[Begin Information provided]
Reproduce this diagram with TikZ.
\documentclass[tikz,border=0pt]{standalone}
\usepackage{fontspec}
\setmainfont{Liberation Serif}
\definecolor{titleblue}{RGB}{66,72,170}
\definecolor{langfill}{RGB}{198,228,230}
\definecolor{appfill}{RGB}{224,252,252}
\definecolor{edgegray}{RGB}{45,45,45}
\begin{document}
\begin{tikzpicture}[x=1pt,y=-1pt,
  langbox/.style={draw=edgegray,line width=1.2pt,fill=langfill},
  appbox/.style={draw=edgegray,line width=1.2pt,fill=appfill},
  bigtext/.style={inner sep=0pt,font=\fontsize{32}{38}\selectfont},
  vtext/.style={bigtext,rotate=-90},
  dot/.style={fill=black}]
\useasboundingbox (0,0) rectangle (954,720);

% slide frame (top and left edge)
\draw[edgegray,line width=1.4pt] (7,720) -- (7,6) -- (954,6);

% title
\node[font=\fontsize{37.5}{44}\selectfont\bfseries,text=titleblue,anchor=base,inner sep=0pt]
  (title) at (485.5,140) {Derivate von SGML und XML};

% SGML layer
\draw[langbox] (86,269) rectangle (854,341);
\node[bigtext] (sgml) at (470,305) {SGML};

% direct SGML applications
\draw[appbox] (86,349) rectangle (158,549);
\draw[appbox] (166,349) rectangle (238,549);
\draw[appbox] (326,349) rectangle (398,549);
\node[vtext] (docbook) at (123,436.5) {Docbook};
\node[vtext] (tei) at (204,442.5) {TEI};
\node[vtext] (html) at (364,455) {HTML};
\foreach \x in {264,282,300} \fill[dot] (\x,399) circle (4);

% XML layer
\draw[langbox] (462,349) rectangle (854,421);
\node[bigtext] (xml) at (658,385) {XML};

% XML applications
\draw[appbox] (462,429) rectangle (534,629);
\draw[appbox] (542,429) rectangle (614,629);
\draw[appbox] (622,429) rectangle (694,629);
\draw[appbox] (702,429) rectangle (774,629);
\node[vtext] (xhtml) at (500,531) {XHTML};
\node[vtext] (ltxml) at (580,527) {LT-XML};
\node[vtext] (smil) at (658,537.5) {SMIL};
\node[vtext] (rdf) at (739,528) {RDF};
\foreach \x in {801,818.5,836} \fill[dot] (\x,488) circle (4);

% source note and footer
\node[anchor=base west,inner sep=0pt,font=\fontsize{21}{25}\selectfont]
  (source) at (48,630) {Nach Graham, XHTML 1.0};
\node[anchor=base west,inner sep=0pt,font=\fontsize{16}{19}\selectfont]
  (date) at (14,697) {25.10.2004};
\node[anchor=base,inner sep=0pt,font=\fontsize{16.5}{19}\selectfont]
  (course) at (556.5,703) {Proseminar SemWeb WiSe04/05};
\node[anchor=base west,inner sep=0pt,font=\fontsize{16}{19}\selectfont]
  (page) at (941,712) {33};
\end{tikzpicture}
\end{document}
[End Information provided]
▶ _Short task_
Only the lines from the opening of the material through the line with "(\x,399) circle (4);" should be echoed, exactly as written.

▶ _Answer to the problem_
Reproduce this diagram with TikZ.
\documentclass[tikz,border=0pt]{standalone}
\usepackage{fontspec}
\setmainfont{Liberation Serif}
\definecolor{titleblue}{RGB}{66,72,170}
\definecolor{langfill}{RGB}{198,228,230}
\definecolor{appfill}{RGB}{224,252,252}
\definecolor{edgegray}{RGB}{45,45,45}
\begin{document}
\begin{tikzpicture}[x=1pt,y=-1pt,
  langbox/.style={draw=edgegray,line width=1.2pt,fill=langfill},
  appbox/.style={draw=edgegray,line width=1.2pt,fill=appfill},
  bigtext/.style={inner sep=0pt,font=\fontsize{32}{38}\selectfont},
  vtext/.style={bigtext,rotate=-90},
  dot/.style={fill=black}]
\useasboundingbox (0,0) rectangle (954,720);

% slide frame (top and left edge)
\draw[edgegray,line width=1.4pt] (7,720) -- (7,6) -- (954,6);

% title
\node[font=\fontsize{37.5}{44}\selectfont\bfseries,text=titleblue,anchor=base,inner sep=0pt]
  (title) at (485.5,140) {Derivate von SGML und XML};

% SGML layer
\draw[langbox] (86,269) rectangle (854,341);
\node[bigtext] (sgml) at (470,305) {SGML};

% direct SGML applications
\draw[appbox] (86,349) rectangle (158,549);
\draw[appbox] (166,349) rectangle (238,549);
\draw[appbox] (326,349) rectangle (398,549);
\node[vtext] (docbook) at (123,436.5) {Docbook};
\node[vtext] (tei) at (204,442.5) {TEI};
\node[vtext] (html) at (364,455) {HTML};
\foreach \x in {264,282,300} \fill[dot] (\x,399) circle (4);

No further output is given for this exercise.